A recent decision by a federal court in Hawaii provides a window into the fate of a hopelessly merely descriptive mark – ECODIESEL for diesel fuel made from used oil.
Unitek Solvent Services (Unitek) is a Hawaii-based corporation that focuses on recycling, reclamation, and re-use of used oil. When Unitek began looking into ways to convert used oil into reusable fuel, its president decided on the term ECODIESEL to brand its processed diesel fuel.
In late 2005, Unitek filed a federal trademark application for the ECODIESEL mark. The application was registered on the Supplemental Register as U.S. Trademark Registration No. 3,166,981 for “diesel fuel” and fuel for motor vehicles, namely diesel.”
By contrast with the Principal Register, the Supplemental Register offers lesser protections but also has lower standards for registrability, including permitting registration of merely descriptive marks.
A mark that is merely descriptive of the goods or services it is being used to market or sell is not registrable on the Principal Register without demonstrating secondary meaning, i.e., that consumers have come to associate the mark with the source of the goods or services.
After Chrysler began marketing some of its vehicles with optional diesel engines under a stylized ECODIESEL design (see above), Unitek sued Chrysler in federal court in Hawaii and moved for a preliminary injunction.
In a recent decision, the court denied the motion and held that Unitek’s ECODIESEL mark is merely descriptive and has not acquired secondary meaning.
The mark is descriptive, the court held, because it requires no mental leap to determine what goods the mark refers to and instead immediately conveys to the consumer those goods:
The Court holds that no mental leap is required in order to conclude that ECODIESEL is a reference to a diesel fuel product that is more ecological than normal diesel fuel. Unitek concedes that one well-accepted meaning of “eco” is “environmental friendliness,” and does not argue that the term “diesel” in ECODIESEL is anything other than a generic reference to diesel fuel. Combining the terms, no imagination is required to discern that this term references ecologically-conscious diesel…not even a mental hop is necessary to link ECODIESEL with Unitek’s fuel product…Thus, the ECODIESEL mark is descriptive.

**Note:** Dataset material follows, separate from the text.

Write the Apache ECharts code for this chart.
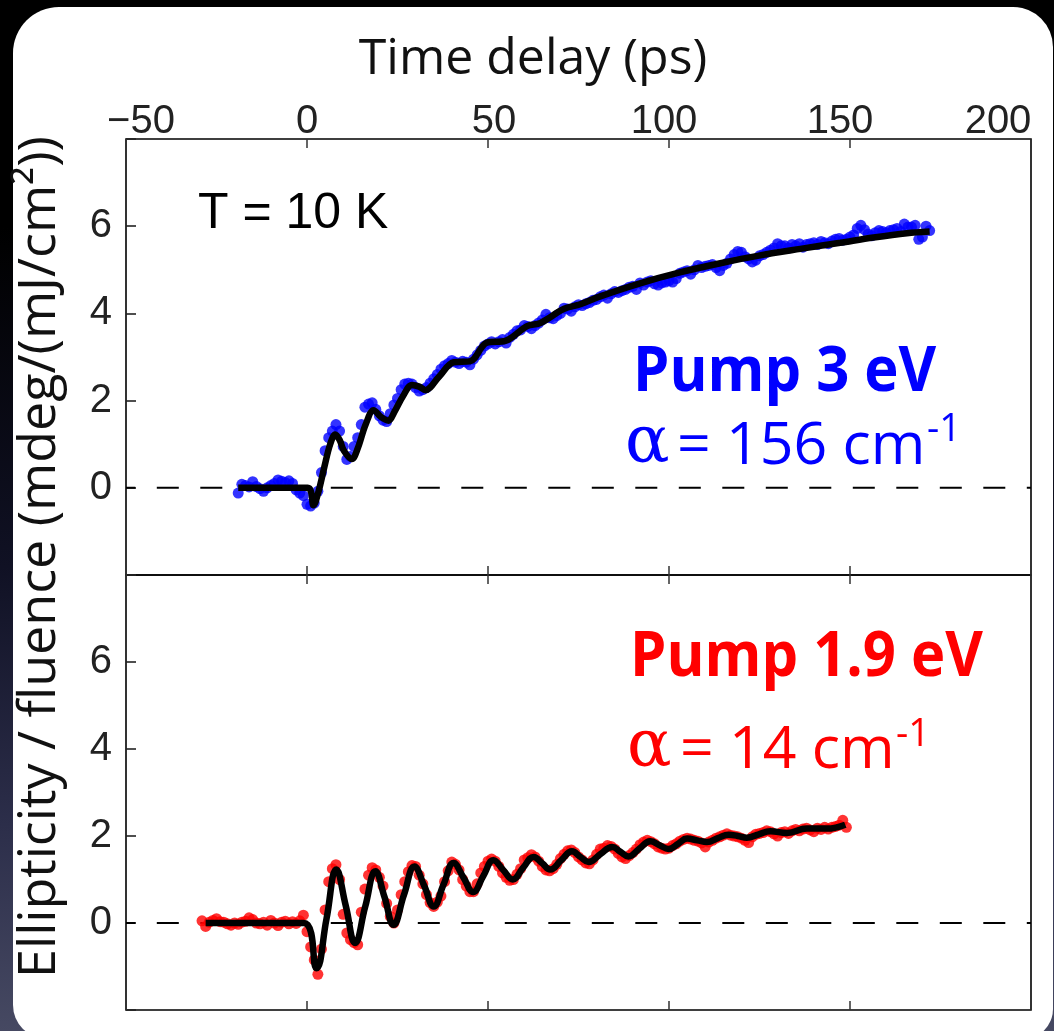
<!DOCTYPE html>
<html><head><meta charset="utf-8">
<script src="https://cdn.jsdelivr.net/npm/echarts@6/dist/echarts.min.js"></script>
<style>
html,body{margin:0;padding:0;width:1054px;height:1031px;overflow:hidden;}
body{background:linear-gradient(to bottom,#000 0%,#000 22%,#101124 55%,#2c2e4a 80%,#464962 100%);}
#panel{position:absolute;left:13px;top:7px;width:1040px;height:1032px;background:#fff;border-radius:46px 40px 30px 34px;}
#chart{position:absolute;left:0;top:0;width:1054px;height:1031px;}
</style></head><body><div id="panel"></div><div id="chart"></div>
<script>
// ---- axis settings ----
const xMin = -50, xMax = 200, xStep = 50;
const yMin = -2, yMax = 8, yStep = 2;
const xTickLabels = {'-50':'−50','0':'0','50':'50','100':'100','150':'150','200':'200'};

// ---- Pump 3 eV (top panel) : measured points ----
const tTop = [
-19,-18,-17,-16,-15,-14,-13,-12,-11,-10,-9,-8,-7,-6,-5,-4,-3,-2,-1,0,
1,2,3,4,5,6,7,8,9,10,11,12,13,14,15,16,17,18,19,20,
21,22,23,24,25,26,27,28,29,30,31,32,33,34,35,36,37,38,39,40,
41,42,43,44,45,46,47,48,49,50,51,52,53,54,55,56,57,58,59,60,
61,62,63,64,65,66,67,68,69,70,71,72,73,74,75,76,77,78,79,80,
81,82,83,84,85,86,87,88,89,90,91,92,93,94,95,96,97,98,99,100,
101,102,103,104,105,106,107,108,109,110,111,112,113,114,115,116,117,118,119,120,
121,122,123,124,125,126,127,128,129,130,131,132,133,134,135,136,137,138,139,140,
141,142,143,144,145,146,147,148,149,150,151,152,153,154,155,156,157,158,159,160,
161,162,163,164,165,166,167,168,169,170,171,172];
const yTop = [
-0.12,0.08,0.05,0.02,0.14,0.03,-0.02,-0.08,0.00,0.05,0.10,0.18,0.15,0.12,0.16,0.10,-0.05,-0.12,-0.18,-0.38,
-0.42,-0.35,-0.08,0.35,0.85,1.15,1.30,1.45,1.30,0.95,0.65,0.72,0.95,1.15,1.45,1.85,1.92,1.95,1.80,1.65,
1.55,1.52,1.70,1.90,2.05,2.25,2.38,2.40,2.38,2.30,2.22,2.25,2.30,2.40,2.50,2.60,2.72,2.80,2.85,2.92,
2.88,2.85,2.90,2.88,2.82,2.95,3.05,3.15,3.25,3.30,3.35,3.30,3.35,3.40,3.32,3.45,3.52,3.60,3.62,3.72,
3.70,3.65,3.72,3.78,3.85,3.98,3.90,3.88,3.95,4.00,4.12,4.10,4.05,4.15,4.20,4.18,4.22,4.25,4.30,4.32,
4.38,4.42,4.35,4.45,4.50,4.48,4.52,4.55,4.60,4.62,4.55,4.70,4.65,4.72,4.75,4.68,4.65,4.70,4.72,4.75,
4.72,4.80,4.92,4.95,4.98,4.90,5.00,5.10,5.05,5.08,5.10,5.12,5.05,4.98,5.10,5.15,5.25,5.35,5.42,5.40,
5.30,5.25,5.18,5.22,5.32,5.35,5.40,5.45,5.50,5.60,5.55,5.55,5.50,5.58,5.55,5.60,5.52,5.58,5.60,5.62,
5.58,5.65,5.62,5.60,5.66,5.70,5.72,5.68,5.70,5.75,5.80,5.95,6.02,5.92,5.82,5.78,5.85,5.90,5.88,5.85,
5.90,5.92,5.95,5.88,6.05,5.98,5.98,6.02,5.70,5.75,6.00,5.90];

// ---- Pump 3 eV : fit curve ----
const fitTopT = [-19,0.2,1.8,3.2,4.8,6.4,7.8,9.0,10.2,12.4,14.0,16.2,18.4,20.5,22.5,24.2,26.5,29,31,32.7,36.5,40.5,45,49.7,54.8,60.8,64.5,70.9,75.5,81,92,103,114.2,125.2,136.3,147.3,156.5,165.7,172];
const fitTopY = [0,0,-0.40,-0.08,0.48,1.00,1.22,1.10,0.85,0.66,0.90,1.45,1.78,1.62,1.54,1.75,2.10,2.36,2.32,2.24,2.55,2.88,2.90,3.33,3.37,3.71,3.78,4.10,4.21,4.39,4.69,4.94,5.15,5.33,5.48,5.62,5.74,5.84,5.88];

// ---- Pump 1.9 eV (bottom panel) : measured points ----
const tBot = [
-29,-28,-27,-26,-25,-24,-23,-22,-21,-20,-19,-18,-17,-16,-15,-14,-13,-12,-11,-10,
-9,-8,-7,-6,-5,-4,-3,-2,-1,0,1,2,3,4,5,6,7,8,9,10,
11,12,13,14,15,16,17,18,19,20,21,22,23,24,25,26,27,28,29,30,
31,32,33,34,35,36,37,38,39,40,41,42,43,44,45,46,47,48,49,50,
51,52,53,54,55,56,57,58,59,60,61,62,63,64,65,66,67,68,69,70,
71,72,73,74,75,76,77,78,79,80,81,82,83,84,85,86,87,88,89,90,
91,92,93,94,95,96,97,98,99,100,101,102,103,104,105,106,107,108,109,110,
111,112,113,114,115,116,117,118,119,120,121,122,123,124,125,126,127,128,129,130,
131,132,133,134,135,136,137,138,139,140,141,142,143,144,145,146,147,148,149];
const yBot = [
0.05,-0.08,0.02,0.06,0.10,0.03,0.02,-0.02,-0.05,0.00,-0.03,0.02,0.04,0.12,0.08,0.00,-0.02,0.02,-0.05,0.06,
0.00,-0.06,0.02,0.04,-0.02,0.03,-0.01,0.05,0.18,-0.20,-0.55,-0.85,-1.18,-0.60,0.30,0.95,1.25,1.34,1.00,0.20,
-0.23,-0.38,-0.45,-0.50,0.25,0.78,1.10,1.27,1.22,1.05,0.85,0.45,0.15,0.00,0.30,0.65,0.95,1.18,1.32,1.30,
1.10,0.90,0.65,0.47,0.38,0.48,0.62,0.95,1.20,1.40,1.35,1.22,1.00,0.85,0.72,0.72,0.90,1.15,1.30,1.42,
1.47,1.42,1.30,1.15,1.05,0.98,1.00,1.12,1.25,1.45,1.50,1.57,1.52,1.42,1.30,1.22,1.20,1.25,1.35,1.48,
1.58,1.66,1.68,1.62,1.52,1.45,1.38,1.36,1.45,1.58,1.70,1.72,1.78,1.76,1.70,1.60,1.52,1.48,1.55,1.62,
1.70,1.80,1.86,1.90,1.87,1.82,1.75,1.72,1.70,1.72,1.78,1.82,1.88,1.92,1.95,1.93,1.90,1.88,1.84,1.75,
1.86,1.90,1.95,1.98,2.02,2.05,2.02,2.00,1.98,1.95,1.90,1.85,1.98,2.04,2.06,2.08,2.12,2.10,2.05,2.00,
2.08,2.10,2.06,2.12,2.15,2.12,2.16,2.18,2.14,2.10,2.18,2.15,2.20,2.16,2.20,2.22,2.25,2.36,2.20];

// ---- Pump 1.9 eV : fit curve ----
const fitBotT = [-28,-0.9,2.6,5.4,8.1,10.7,13.3,16.1,18.9,21.4,23.9,26.8,29.7,32.4,35,37.7,40.5,43.2,45.9,48.7,51.5,54.2,56.8,59.7,62.6,64.9,67.2,70.2,73.2,75.5,77.8,81,84.3,86.5,88.8,91.8,94.8,97.4,99.9,102.5,105,107.8,110.5,113.5,116.5,119,121.5,124.8,128,132.6,138.1,143.6,148.7];
const fitBotY = [0,0,-1.04,0.10,1.23,0.40,-0.46,0.38,1.19,0.60,-0.04,0.65,1.30,0.85,0.38,0.88,1.38,1.05,0.71,1.08,1.44,1.22,1.00,1.27,1.52,1.38,1.23,1.44,1.65,1.52,1.40,1.58,1.75,1.64,1.53,1.71,1.88,1.79,1.70,1.82,1.94,1.90,1.86,1.95,2.03,2.00,1.96,2.04,2.11,2.07,2.17,2.17,2.26];

// ---- text ----
const xTitle = 'Time delay (ps)';
const yTitle = 'Ellipticity / fluence (mdeg/(mJ/cm²))';
const tempLabel = 'T = 10 K';
const topLabel = 'Pump 3 eV', topAlpha = '= 156 cm', botLabel = 'Pump 1.9 eV', botAlpha = '= 14 cm', supText = '-1';

const pairs = (a, b) => a.map((v, i) => [v, b[i]]);
const zeroLine = [[xMin, 0], [xMax, 0]];

const chart = echarts.init(document.getElementById('chart'), null, {renderer: 'canvas'});
const tickFont = {fontFamily: 'Liberation Sans', fontSize: 40, color: '#222'};
const shiftKey = {'-50': 'a', '0': 'b', '50': 'c', '100': 'd', '150': 'e', '200': 'f'};
const richTop = {
  a: Object.assign({padding: [0, 0, 0, 30]}, tickFont),
  b: Object.assign({}, tickFont),
  c: Object.assign({padding: [0, 0, 0, 12]}, tickFont),
  d: Object.assign({padding: [0, 10, 0, 0]}, tickFont),
  e: Object.assign({padding: [0, 20, 0, 0]}, tickFont),
  f: Object.assign({padding: [0, 66, 0, 0]}, tickFont)
};
function xAx(gridIndex, position, labels) {
  return {
    type: 'value', gridIndex, position, min: xMin, max: xMax, interval: xStep,
    axisLine: {show: false, onZero: false},
    axisTick: {show: true, inside: true, length: 9, lineStyle: {color: '#333', width: 1.5}},
    splitLine: {show: false},
    axisLabel: labels ? {
      show: true, margin: -3,
      formatter: v => '{' + shiftKey[String(v)] + '|' + xTickLabels[String(v)] + '}',
      rich: richTop
    } : {show: false}
  };
}
function yAx(gridIndex) {
  return {
    type: 'value', gridIndex, position: 'left', min: yMin, max: yMax, interval: yStep,
    axisLine: {show: false, onZero: false},
    axisTick: {show: true, inside: true, length: 10, lineStyle: {color: '#222', width: 1.6}},
    splitLine: {show: false},
    axisLabel: Object.assign({margin: 14, formatter: v => (v === yMin || v === yMax) ? '' : String(v)}, tickFont)
  };
}
const dash = {color: '#000', width: 2, type: [22, 21.5], dashOffset: 12.7};

chart.setOption({
  animation: false,
  backgroundColor: 'transparent',
  grid: [
    {left: 126, top: 139, width: 905, height: 436, show: true, borderColor: '#000', borderWidth: 1.6, backgroundColor: 'transparent'},
    {left: 126, top: 575, width: 905, height: 435, show: true, borderColor: '#000', borderWidth: 1.6, backgroundColor: 'transparent'}
  ],
  xAxis: [xAx(0, 'top', true), xAx(0, 'bottom', false), xAx(1, 'top', false), xAx(1, 'bottom', false)],
  yAxis: [yAx(0), yAx(1)],
  series: [
    {type: 'line', xAxisIndex: 1, yAxisIndex: 0, data: zeroLine, showSymbol: false, symbol: 'none', lineStyle: dash, z: 1, silent: true},
    {type: 'scatter', name: 'Pump 3 eV', xAxisIndex: 1, yAxisIndex: 0, data: pairs(tTop, yTop), symbol: 'circle', symbolSize: 11, itemStyle: {color: '#0000ff'}, z: 2},
    {type: 'line', name: 'fit 3 eV', xAxisIndex: 1, yAxisIndex: 0, data: pairs(fitTopT, fitTopY), showSymbol: false, symbol: 'none', smooth: 0.35, lineStyle: {color: '#000', width: 6.5}, z: 3},
    {type: 'line', xAxisIndex: 3, yAxisIndex: 1, data: zeroLine, showSymbol: false, symbol: 'none', lineStyle: dash, z: 1, silent: true},
    {type: 'scatter', name: 'Pump 1.9 eV', xAxisIndex: 3, yAxisIndex: 1, data: pairs(tBot, yBot), symbol: 'circle', symbolSize: 11, itemStyle: {color: '#ff0000'}, z: 2},
    {type: 'line', name: 'fit 1.9 eV', xAxisIndex: 3, yAxisIndex: 1, data: pairs(fitBotT, fitBotY), showSymbol: false, symbol: 'none', smooth: 0.45, lineStyle: {color: '#000', width: 6.5}, z: 3}
  ],
  graphic: [
    {type: 'text', x: 533, y: 59.6, style: {text: xTitle, fontFamily: 'Open Sans', fontSize: 50, fill: '#111', align: 'center', verticalAlign: 'middle'}},
    {type: 'text', x: 40, y: 557, rotation: Math.PI / 2, style: {text: yTitle, fontFamily: 'Open Sans', fontSize: 52, fill: '#111', align: 'center', verticalAlign: 'middle'}},
    {type: 'text', x: 198, y: 214.7, style: {text: tempLabel, fontFamily: 'Liberation Sans', fontSize: 50, fill: '#000', align: 'left', verticalAlign: 'middle'}},
    {type: 'text', x: 633, y: 372.6, scaleX: 0.92, style: {text: topLabel, fontFamily: 'Open Sans', fontWeight: 'bold', fontSize: 63, fill: '#0000ff', align: 'left', verticalAlign: 'middle'}},
    {type: 'text', x: 625, y: 445, style: {text: 'α', fontFamily: 'DejaVu Serif', fontSize: 66, fill: '#0000ff', align: 'left', verticalAlign: 'middle'}},
    {type: 'text', x: 677, y: 447, style: {text: topAlpha, fontFamily: 'Open Sans', fontSize: 59, fill: '#0000ff', align: 'left', verticalAlign: 'middle'}},
    {type: 'text', x: 927, y: 430.3, style: {text: supText, fontFamily: 'Open Sans', fontSize: 38, fill: '#0000ff', align: 'left', verticalAlign: 'middle'}},
    {type: 'text', x: 630, y: 657.6, scaleX: 0.92, style: {text: botLabel, fontFamily: 'Open Sans', fontWeight: 'bold', fontSize: 63, fill: '#ff0000', align: 'left', verticalAlign: 'middle'}},
    {type: 'text', x: 627, y: 749, style: {text: 'α', fontFamily: 'DejaVu Serif', fontSize: 66, fill: '#ff0000', align: 'left', verticalAlign: 'middle'}},
    {type: 'text', x: 680, y: 751, style: {text: botAlpha, fontFamily: 'Open Sans', fontSize: 59, fill: '#ff0000', align: 'left', verticalAlign: 'middle'}},
    {type: 'text', x: 896, y: 735.3, style: {text: supText, fontFamily: 'Open Sans', fontSize: 38, fill: '#ff0000', align: 'left', verticalAlign: 'middle'}}
  ]
});
</script></body></html>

On acquired distinctiveness, or secondary meaning, Unitek provided evidence that it sells all of the ECODIESEL fuel it produces. The problem was that all the fuel is sold to just one customer, and that cannot constitute enough consumer recognition to demonstrate secondary meaning:
this uncontroverted evidence actually hurts Plaintiff’s case more than it helps because it is undisputed that Unitek sells all of its ECODIESEL fuel to a single customer, Grace Pacific. This evidence weighs against a determination of secondary meaning because it illustrates the very limited number of customers who have actually ever purchased Unitek’s fuel product and who may have come to associate ECODIESEL with Unitek. Although Grace Pacific may associate ECODIESEL with Unitek, this is insufficient to establish that a signficant segment of the relevant public would make the same association.
Absent secondary meaning, the ECODIESEL mark was merely descriptive and not entitled to protection. The court, therefore, denied Unitek’s motion for a preliminary injunction.